**Written exercise:** Can you print the data exactly and leave out each image?

Begin

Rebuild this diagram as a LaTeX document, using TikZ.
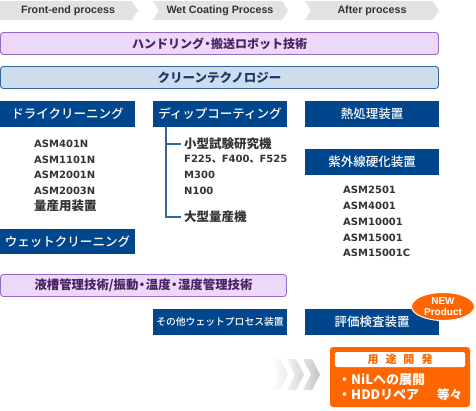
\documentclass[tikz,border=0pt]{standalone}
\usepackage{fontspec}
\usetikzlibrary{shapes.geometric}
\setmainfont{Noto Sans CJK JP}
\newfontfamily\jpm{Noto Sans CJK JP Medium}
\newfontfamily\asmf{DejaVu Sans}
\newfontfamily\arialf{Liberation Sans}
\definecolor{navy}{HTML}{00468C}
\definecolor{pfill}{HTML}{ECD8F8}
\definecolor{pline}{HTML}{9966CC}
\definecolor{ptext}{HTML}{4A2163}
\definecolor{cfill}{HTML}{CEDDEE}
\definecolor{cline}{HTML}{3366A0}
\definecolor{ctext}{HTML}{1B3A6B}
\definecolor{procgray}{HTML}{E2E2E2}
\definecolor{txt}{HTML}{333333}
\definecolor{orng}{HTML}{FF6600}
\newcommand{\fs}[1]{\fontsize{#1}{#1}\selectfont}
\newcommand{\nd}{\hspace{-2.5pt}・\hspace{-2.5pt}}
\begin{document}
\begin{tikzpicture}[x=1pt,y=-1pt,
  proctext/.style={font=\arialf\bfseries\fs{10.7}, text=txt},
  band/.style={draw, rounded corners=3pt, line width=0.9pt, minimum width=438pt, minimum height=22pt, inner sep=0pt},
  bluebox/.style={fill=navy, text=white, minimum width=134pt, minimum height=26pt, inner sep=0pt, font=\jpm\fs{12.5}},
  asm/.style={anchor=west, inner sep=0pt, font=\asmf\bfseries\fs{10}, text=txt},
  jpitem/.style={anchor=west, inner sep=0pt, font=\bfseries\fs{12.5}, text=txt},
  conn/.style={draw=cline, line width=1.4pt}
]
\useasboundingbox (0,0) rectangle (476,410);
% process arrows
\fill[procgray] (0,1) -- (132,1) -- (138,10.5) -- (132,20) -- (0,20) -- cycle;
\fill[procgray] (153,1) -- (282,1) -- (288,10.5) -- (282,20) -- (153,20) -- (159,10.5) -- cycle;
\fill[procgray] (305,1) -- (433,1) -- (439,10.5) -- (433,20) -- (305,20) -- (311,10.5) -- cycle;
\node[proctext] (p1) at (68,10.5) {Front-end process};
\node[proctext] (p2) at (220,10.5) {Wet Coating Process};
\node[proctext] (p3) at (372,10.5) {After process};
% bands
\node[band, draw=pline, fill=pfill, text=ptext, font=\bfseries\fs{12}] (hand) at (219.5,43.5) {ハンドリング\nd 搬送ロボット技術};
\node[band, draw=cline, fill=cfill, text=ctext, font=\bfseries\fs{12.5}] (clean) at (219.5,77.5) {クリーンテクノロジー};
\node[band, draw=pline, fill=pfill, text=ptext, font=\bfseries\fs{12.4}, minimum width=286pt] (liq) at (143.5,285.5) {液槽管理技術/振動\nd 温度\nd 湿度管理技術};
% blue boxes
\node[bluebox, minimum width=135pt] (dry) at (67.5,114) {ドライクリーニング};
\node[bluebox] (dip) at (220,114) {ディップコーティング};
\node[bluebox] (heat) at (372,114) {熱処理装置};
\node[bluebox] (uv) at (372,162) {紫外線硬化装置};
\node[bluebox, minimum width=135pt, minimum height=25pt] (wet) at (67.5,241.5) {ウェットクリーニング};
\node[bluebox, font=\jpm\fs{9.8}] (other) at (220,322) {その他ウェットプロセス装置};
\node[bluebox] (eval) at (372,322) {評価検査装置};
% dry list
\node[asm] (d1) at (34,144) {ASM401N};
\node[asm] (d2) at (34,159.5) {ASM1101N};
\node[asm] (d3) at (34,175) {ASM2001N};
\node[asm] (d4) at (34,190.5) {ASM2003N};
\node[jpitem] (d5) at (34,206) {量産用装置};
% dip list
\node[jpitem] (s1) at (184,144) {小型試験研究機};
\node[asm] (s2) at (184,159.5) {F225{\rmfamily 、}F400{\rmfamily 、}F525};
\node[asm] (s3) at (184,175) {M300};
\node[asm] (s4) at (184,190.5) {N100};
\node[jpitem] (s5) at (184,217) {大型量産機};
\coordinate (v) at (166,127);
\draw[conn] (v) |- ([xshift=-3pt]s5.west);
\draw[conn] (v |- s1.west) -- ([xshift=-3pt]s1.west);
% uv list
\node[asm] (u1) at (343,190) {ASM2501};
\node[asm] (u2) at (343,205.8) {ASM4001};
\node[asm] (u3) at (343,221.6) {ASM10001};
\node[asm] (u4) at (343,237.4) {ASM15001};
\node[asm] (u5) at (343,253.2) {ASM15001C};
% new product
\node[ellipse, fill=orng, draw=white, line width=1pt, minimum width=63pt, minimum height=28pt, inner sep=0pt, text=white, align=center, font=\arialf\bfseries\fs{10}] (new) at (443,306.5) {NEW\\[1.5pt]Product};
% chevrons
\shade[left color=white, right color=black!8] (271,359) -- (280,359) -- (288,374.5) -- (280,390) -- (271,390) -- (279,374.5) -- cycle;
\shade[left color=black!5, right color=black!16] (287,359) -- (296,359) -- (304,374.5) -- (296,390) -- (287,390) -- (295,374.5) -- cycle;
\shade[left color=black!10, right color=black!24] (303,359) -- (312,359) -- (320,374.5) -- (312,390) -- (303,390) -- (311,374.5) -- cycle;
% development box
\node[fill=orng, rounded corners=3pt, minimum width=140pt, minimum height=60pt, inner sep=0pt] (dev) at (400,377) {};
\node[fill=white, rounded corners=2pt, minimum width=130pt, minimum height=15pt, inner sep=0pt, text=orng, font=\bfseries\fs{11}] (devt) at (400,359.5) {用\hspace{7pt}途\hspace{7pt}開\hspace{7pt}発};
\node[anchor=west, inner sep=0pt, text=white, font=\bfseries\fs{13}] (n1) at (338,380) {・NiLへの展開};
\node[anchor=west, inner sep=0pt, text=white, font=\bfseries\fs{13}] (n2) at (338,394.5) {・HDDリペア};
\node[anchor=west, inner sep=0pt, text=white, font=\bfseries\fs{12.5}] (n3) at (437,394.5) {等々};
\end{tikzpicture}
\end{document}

End

**Response to this task:**
Rebuild this diagram as a LaTeX document, using TikZ.
\documentclass[tikz,border=0pt]{standalone}
\usepackage{fontspec}
\usetikzlibrary{shapes.geometric}
\setmainfont{Noto Sans CJK JP}
\newfontfamily\jpm{Noto Sans CJK JP Medium}
\newfontfamily\asmf{DejaVu Sans}
\newfontfamily\arialf{Liberation Sans}
\definecolor{navy}{HTML}{00468C}
\definecolor{pfill}{HTML}{ECD8F8}
\definecolor{pline}{HTML}{9966CC}
\definecolor{ptext}{HTML}{4A2163}
\definecolor{cfill}{HTML}{CEDDEE}
\definecolor{cline}{HTML}{3366A0}
\definecolor{ctext}{HTML}{1B3A6B}
\definecolor{procgray}{HTML}{E2E2E2}
\definecolor{txt}{HTML}{333333}
\definecolor{orng}{HTML}{FF6600}
\newcommand{\fs}[1]{\fontsize{#1}{#1}\selectfont}
\newcommand{\nd}{\hspace{-2.5pt}・\hspace{-2.5pt}}
\begin{document}
\begin{tikzpicture}[x=1pt,y=-1pt,
  proctext/.style={font=\arialf\bfseries\fs{10.7}, text=txt},
  band/.style={draw, rounded corners=3pt, line width=0.9pt, minimum width=438pt, minimum height=22pt, inner sep=0pt},
  bluebox/.style={fill=navy, text=white, minimum width=134pt, minimum height=26pt, inner sep=0pt, font=\jpm\fs{12.5}},
  asm/.style={anchor=west, inner sep=0pt, font=\asmf\bfseries\fs{10}, text=txt},
  jpitem/.style={anchor=west, inner sep=0pt, font=\bfseries\fs{12.5}, text=txt},
  conn/.style={draw=cline, line width=1.4pt}
]
\useasboundingbox (0,0) rectangle (476,410);
% process arrows
\fill[procgray] (0,1) -- (132,1) -- (138,10.5) -- (132,20) -- (0,20) -- cycle;
\fill[procgray] (153,1) -- (282,1) -- (288,10.5) -- (282,20) -- (153,20) -- (159,10.5) -- cycle;
\fill[procgray] (305,1) -- (433,1) -- (439,10.5) -- (433,20) -- (305,20) -- (311,10.5) -- cycle;
\node[proctext] (p1) at (68,10.5) {Front-end process};
\node[proctext] (p2) at (220,10.5) {Wet Coating Process};
\node[proctext] (p3) at (372,10.5) {After process};
% bands
\node[band, draw=pline, fill=pfill, text=ptext, font=\bfseries\fs{12}] (hand) at (219.5,43.5) {ハンドリング\nd 搬送ロボット技術};
\node[band, draw=cline, fill=cfill, text=ctext, font=\bfseries\fs{12.5}] (clean) at (219.5,77.5) {クリーンテクノロジー};
\node[band, draw=pline, fill=pfill, text=ptext, font=\bfseries\fs{12.4}, minimum width=286pt] (liq) at (143.5,285.5) {液槽管理技術/振動\nd 温度\nd 湿度管理技術};
% blue boxes
\node[bluebox, minimum width=135pt] (dry) at (67.5,114) {ドライクリーニング};
\node[bluebox] (dip) at (220,114) {ディップコーティング};
\node[bluebox] (heat) at (372,114) {熱処理装置};
\node[bluebox] (uv) at (372,162) {紫外線硬化装置};
\node[bluebox, minimum width=135pt, minimum height=25pt] (wet) at (67.5,241.5) {ウェットクリーニング};
\node[bluebox, font=\jpm\fs{9.8}] (other) at (220,322) {その他ウェットプロセス装置};
\node[bluebox] (eval) at (372,322) {評価検査装置};
% dry list
\node[asm] (d1) at (34,144) {ASM401N};
\node[asm] (d2) at (34,159.5) {ASM1101N};
\node[asm] (d3) at (34,175) {ASM2001N};
\node[asm] (d4) at (34,190.5) {ASM2003N};
\node[jpitem] (d5) at (34,206) {量産用装置};
% dip list
\node[jpitem] (s1) at (184,144) {小型試験研究機};
\node[asm] (s2) at (184,159.5) {F225{\rmfamily 、}F400{\rmfamily 、}F525};
\node[asm] (s3) at (184,175) {M300};
\node[asm] (s4) at (184,190.5) {N100};
\node[jpitem] (s5) at (184,217) {大型量産機};
\coordinate (v) at (166,127);
\draw[conn] (v) |- ([xshift=-3pt]s5.west);
\draw[conn] (v |- s1.west) -- ([xshift=-3pt]s1.west);
% uv list
\node[asm] (u1) at (343,190) {ASM2501};
\node[asm] (u2) at (343,205.8) {ASM4001};
\node[asm] (u3) at (343,221.6) {ASM10001};
\node[asm] (u4) at (343,237.4) {ASM15001};
\node[asm] (u5) at (343,253.2) {ASM15001C};
% new product
\node[ellipse, fill=orng, draw=white, line width=1pt, minimum width=63pt, minimum height=28pt, inner sep=0pt, text=white, align=center, font=\arialf\bfseries\fs{10}] (new) at (443,306.5) {NEW\\[1.5pt]Product};
% chevrons
\shade[left color=white, right color=black!8] (271,359) -- (280,359) -- (288,374.5) -- (280,390) -- (271,390) -- (279,374.5) -- cycle;
\shade[left color=black!5, right color=black!16] (287,359) -- (296,359) -- (304,374.5) -- (296,390) -- (287,390) -- (295,374.5) -- cycle;
\shade[left color=black!10, right color=black!24] (303,359) -- (312,359) -- (320,374.5) -- (312,390) -- (303,390) -- (311,374.5) -- cycle;
% development box
\node[fill=orng, rounded corners=3pt, minimum width=140pt, minimum height=60pt, inner sep=0pt] (dev) at (400,377) {};
\node[fill=white, rounded corners=2pt, minimum width=130pt, minimum height=15pt, inner sep=0pt, text=orng, font=\bfseries\fs{11}] (devt) at (400,359.5) {用\hspace{7pt}途\hspace{7pt}開\hspace{7pt}発};
\node[anchor=west, inner sep=0pt, text=white, font=\bfseries\fs{13}] (n1) at (338,380) {・NiLへの展開};
\node[anchor=west, inner sep=0pt, text=white, font=\bfseries\fs{13}] (n2) at (338,394.5) {・HDDリペア};
\node[anchor=west, inner sep=0pt, text=white, font=\bfseries\fs{12.5}] (n3) at (437,394.5) {等々};
\end{tikzpicture}
\end{document}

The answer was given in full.